Subspaces with normalized tight frame wavelets in R

In this paper we investigate the subspaces of L 2 (R) which have normalized tight frame wavelets that are defined by set functions on some measurable subsets of R called Bessel sets. We show that a subspace admitting such a normalized tight frame wavelet falls into a class of subspaces called reducing subspaces. We also consider the subspaces of L 2 (R) that are generated by a Bessel set E in a special way. We present some results concerning the relation between a Bessel set E and the corresponding subspace of L 2 (R) which either has a normalized tight frame wavelet defined by the set function on E or is generated by E.

Bounds for the minimum step number of knots in the simple cubic lattice

Knots are found in DNA as well as in proteins, and they have been shown to be good tools for structural analysis of these molecules. An important parameter to consider in the artificial construction of these molecules is the minimum number of monomers needed to make a knot. Here we address this problem by characterizing, both analytically and numerically, the minimum length (also called minimum step number) needed to form a particular knot in the simple cubic lattice. Our analytical work is based on improvement of a method introduced by Diao to enumerate conformations of a given knot type for a fixed length. This method allows us to extend the previously known result on the minimum step number of the trefoil knot 31 (which is 24) to the knots 41 and 51 and show that the minimum step numbers for the 41 and 51 knots are 30 and 34, respectively. Using an independent method based on the BFACF algorithm, we provide a complete list of numerical estimates (upper bounds) of the minimum step numbers for prime knots up to ten crossings, which are improvements over current published numerical results. We enumerate all minimum lattice knots of a given type and partition them into classes defined by BFACF type 0 moves.

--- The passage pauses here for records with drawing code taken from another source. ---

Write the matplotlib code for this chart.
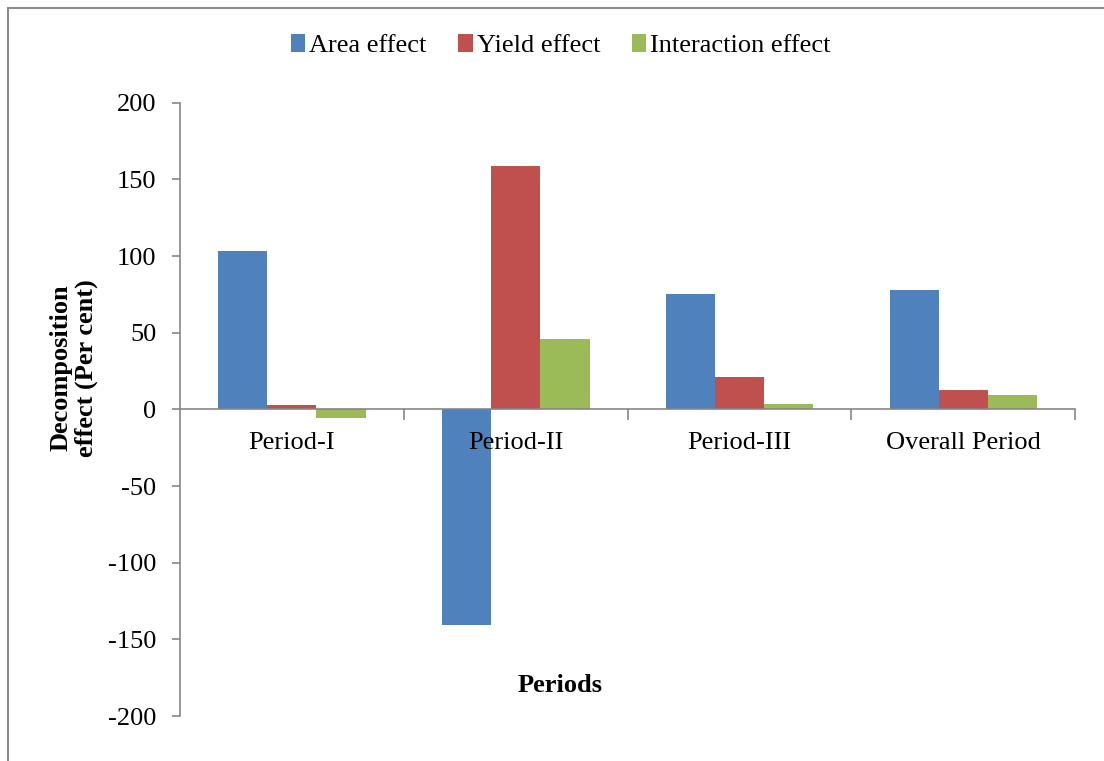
import numpy as np
import matplotlib.pyplot as plt
from matplotlib.patches import Rectangle

# decomposition data
periods = ["Period-I", "Period-II", "Period-III", "Overall Period"]
area_effect = [103, -140.5, 75.5, 78]
yield_effect = [3, 159, 21, 12.5]
interaction_effect = [-5.5, 46, 3.5, 9.5]

series = [
    ("Area effect", area_effect, "#4f81bd"),
    ("Yield effect", yield_effect, "#c0504d"),
    ("Interaction effect", interaction_effect, "#9bbb59"),
]

plt.rcParams['font.family'] = ['Liberation Serif', 'DejaVu Serif']
plt.rcParams['axes.unicode_minus'] = False

fig = plt.figure(figsize=(11.04, 7.61), dpi=100)
ax = fig.add_axes([0.163, 0.059, 0.811, 0.806])

x = np.arange(len(periods))
w = 0.22
for i, (name, vals, col) in enumerate(series):
    ax.bar(x + (i - 1) * w, vals, w, color=col, label=name)

ax.set_xlim(-0.5, len(periods) - 0.5)
ax.set_ylim(-200, 200)
ax.set_yticks(np.arange(-200, 201, 50))

axis_col = "#868686"
for s in ["top", "right"]:
    ax.spines[s].set_visible(False)
ax.spines["bottom"].set_position(("data", 0))
ax.spines["bottom"].set_color(axis_col)
ax.spines["left"].set_color(axis_col)
ax.spines["bottom"].set_linewidth(1.2)
ax.spines["left"].set_linewidth(1.2)

ax.set_xticks(x)
ax.set_xticklabels(periods, fontsize=19)
ax.set_xticks(np.arange(0.5, len(periods), 1), minor=True)
ax.tick_params(axis="x", which="major", length=0, pad=16)
ax.tick_params(axis="x", which="minor", length=8, color=axis_col, width=1.2)
ax.tick_params(axis="y", length=6, color=axis_col, width=1.2, labelsize=19, pad=11)

ax.set_ylabel("Decomposition\neffect (Per cent)", fontsize=19, fontweight="bold",
              linespacing=1.1)
ax.yaxis.set_label_coords(-0.092, 0.568)
fig.text(0.507, 0.099, "Periods", fontsize=19, fontweight="bold", ha="center", va="center")

ax.legend(loc="center", bbox_to_anchor=(0.508, 0.94), bbox_transform=fig.transFigure,
          ncol=3, frameon=False, fontsize=19, handlelength=0.55, handleheight=0.65,
          handletextpad=0.15, columnspacing=1.2)

fig.patches.append(Rectangle((0.007, -0.05), 1.1, 1.04, transform=fig.transFigure,
                             fill=False, edgecolor="#8c8c8c", linewidth=1.5))

fig.savefig("out.png", dpi=100)
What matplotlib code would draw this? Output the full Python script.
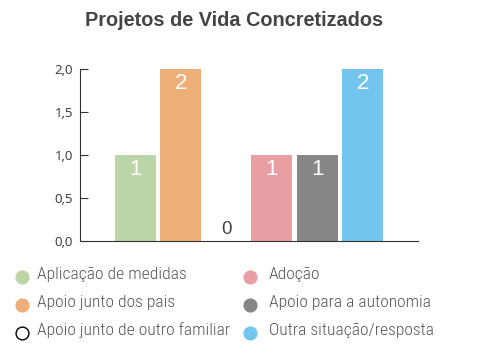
import matplotlib
matplotlib.use('Agg')
import matplotlib.pyplot as plt

# chart data
categories = ['Aplicação de medidas', 'Apoio junto dos pais', 'Apoio junto de outro familiar',
              'Adoção', 'Apoio para a autonomia', 'Outra situação/resposta']
values = [1, 2, 0, 1, 1, 2]
colors = ['#BBD5A6', '#ECAF77', '#FFFFFF', '#E89EA2', '#878787', '#74C5EE']
yticks = [0.0, 0.5, 1.0, 1.5, 2.0]
ytick_labels = ['0,0', '0,5', '1,0', '1,5', '2,0']

W, H = 488, 362
fig = plt.figure(figsize=(W / 100, H / 100), dpi=100)
ax = fig.add_axes([80 / W, 1 - 240.5 / H, 338 / W, 171.5 / H])

x = list(range(len(values)))
ax.bar(x, values, width=0.9, color=colors, edgecolor='none')

for xi, v in zip(x, values):
    if v > 0:
        ax.text(xi, v - 0.05, str(v), ha='center', va='top', color='white',
                fontsize=16, family='Liberation Sans')
    else:
        ax.text(xi, 0.03, str(v), ha='center', va='bottom', color='#444444',
                fontsize=13.5, family='Liberation Sans')

ax.set_xlim(-1.22, 6.22)
ax.set_ylim(0, 2.0)
ax.set_yticks(yticks)
ax.set_yticklabels(ytick_labels, fontsize=9.5, color='#333333', family='Open Sans')
ax.set_xticks([])
ax.tick_params(axis='y', direction='in', length=6, color='#333333', pad=5)
for s in ['top', 'right']:
    ax.spines[s].set_visible(False)
for s in ['left', 'bottom']:
    ax.spines[s].set_color('#333333')
    ax.spines[s].set_linewidth(0.8)

fig.text(234 / W, 1 - 20 / H, 'Projetos de Vida Concretizados', ha='center', va='center',
         fontsize=14.3, fontweight='bold', color='#444444', family='Liberation Sans')

# legend, drawn by hand in pixel coordinates
lax = fig.add_axes([0, 0, 1, 1])
lax.set_xlim(0, W)
lax.set_ylim(H, 0)
lax.axis('off')
col_x = [22, 250]
text_x = [37, 269]
row_y = [277, 305, 333]
for i, (c, lab) in enumerate(zip(colors, categories)):
    col, row = divmod(i, 3)
    ec = '#000000' if c == '#FFFFFF' else c
    lax.plot(col_x[col], row_y[row], marker='o', markersize=9.2, markerfacecolor=c,
             markeredgecolor=ec, markeredgewidth=1.0, linestyle='none')
    lax.text(text_x[col], row_y[row] - 3, lab, ha='left', va='center', fontsize=12.6,
             family='Roboto Condensed', fontweight='light', color='#555555')

fig.savefig('out.png', dpi=100)
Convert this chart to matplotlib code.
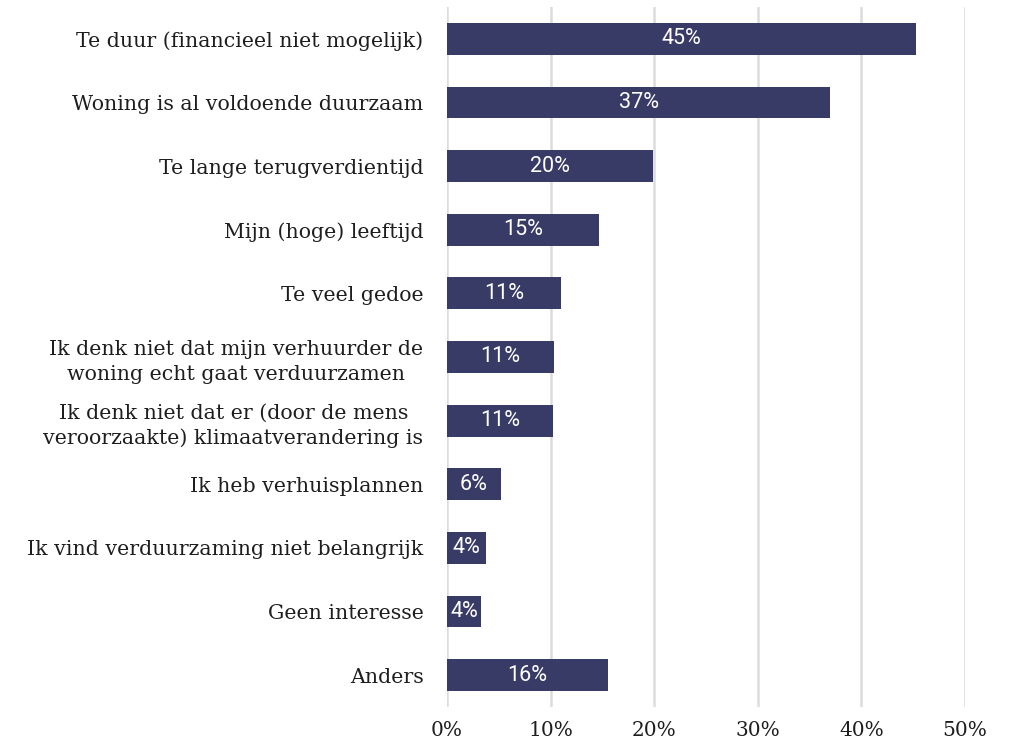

THE LOWER BOUNDS OF THE LENGTHS OF THICK KNOTS

In this paper, we derive a formula that provides lower bounds on the minimal arc length required to tie a unit thickness knot in terms of the minimal crossing number of the knot. We prove that for any nontrivial knot with unit thickness, the minimal arc length is at least 24. This answers an open question (posted in [13]) in the negative: one cannot tie a knot using one foot-length of one-inch (diameter) rope. For knots with minimal crossing numbers up to 1850, our result yields larger lower bounds on the lengths of the knots than the known results.

The number of smallest knots on the cubic lattice

It has been shown that the smallest knots on the cubic lattice are all trefoils of length 24. In this paper, we show that the number of such unrooted knots on the cubic lattice is 3496.